For the infant who has everything (but hair)
Here at mental_floss, we know a lot of people (our president included) who have recently had babies. May we present the perfect shower gift, from Baby Toupee?
And yes, that one on the left is called "The Donald."
The history of wigs, after the jump.
Wigs have been worn for thousands of years; the ancient Egyptians, for instance, wore them to protect their shaven heads from the sun. Other ancient peoples, including the Assyrians, Phoenicians, Greeks and Romans also used wigs. Curiously, they are principally a Western form of dress; in the Far East they have rarely been used except in the traditional theatre of China and Japan.
After the fall of the Roman Empire the use of wigs fell into abeyance in the West for a thousand years, until revived in the 16th century as a means of compensating for hair loss or improving one's personal appearance. They also served a practical purpose; the unhygienic conditions of the time meant that hair attracted head lice, a problem that could be much reduced if natural hair was shaved and replaced with a more easily de-loused artificial hairpiece.
Royal patronage was crucial to the revival of the wig. Queen Elizabeth I of England famously wore a red wig, tightly and elaborately curled in a "Roman" style, and King Louis XIII of France pioneered wig-wearing among men from the 1620s onwards.
Periwigs or perukes for men were introduced into the English-speaking world with other French styles when Charles II was restored to the throne in 1660, following a lengthy exile in France. These wigs were shoulder-length or longer, imitating the long hair that had become fashionable among men since the 1620s. Their use soon became popular in the English court. ...
With wigs becoming virtually obligatory garb for men of virtually any significant social rank, wigmakers gained considerable prestige. A wigmakers' guild was established in France in 1665, a development soon copied elsewhere in Europe. Their job was a skilled one, as 17th century wigs were extraordinarily elaborate, covering the back and shoulders and flowing down the chest; not surprisingly, they were also extremely heavy and often uncomfortable to wear. Such wigs were expensive to produce, as the best examples were made from natural human hair; the hair of horses and goats was often used as a cheaper alternative.

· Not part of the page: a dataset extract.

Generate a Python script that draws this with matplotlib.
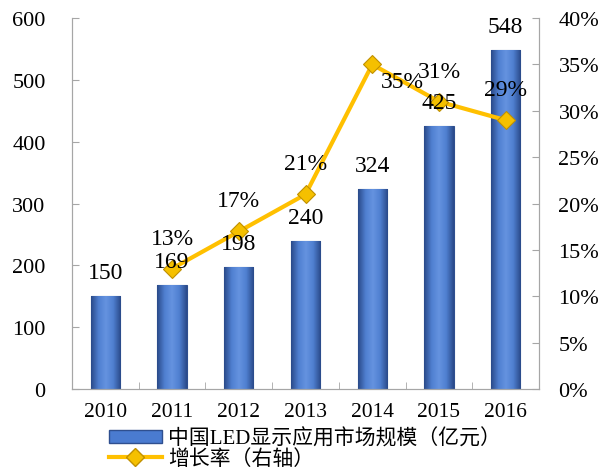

During the 18th century wigs became smaller and more formal, with several professions adopting them as part of their official costumes; this tradition survives in a few legal systems. They were routinely worn in western European countries and the British colonies of North America. The wearing of wigs as a symbol of social status was largely abandoned in the newly created United States and France by the start of the 19th century, although it persisted a little longer in the United Kingdom. Women's wigs developed in a somewhat different way. They were worn from the 18th century onwards, although at first only surreptitiously, and full wigs in the 19th and early 20th century were not fashionable.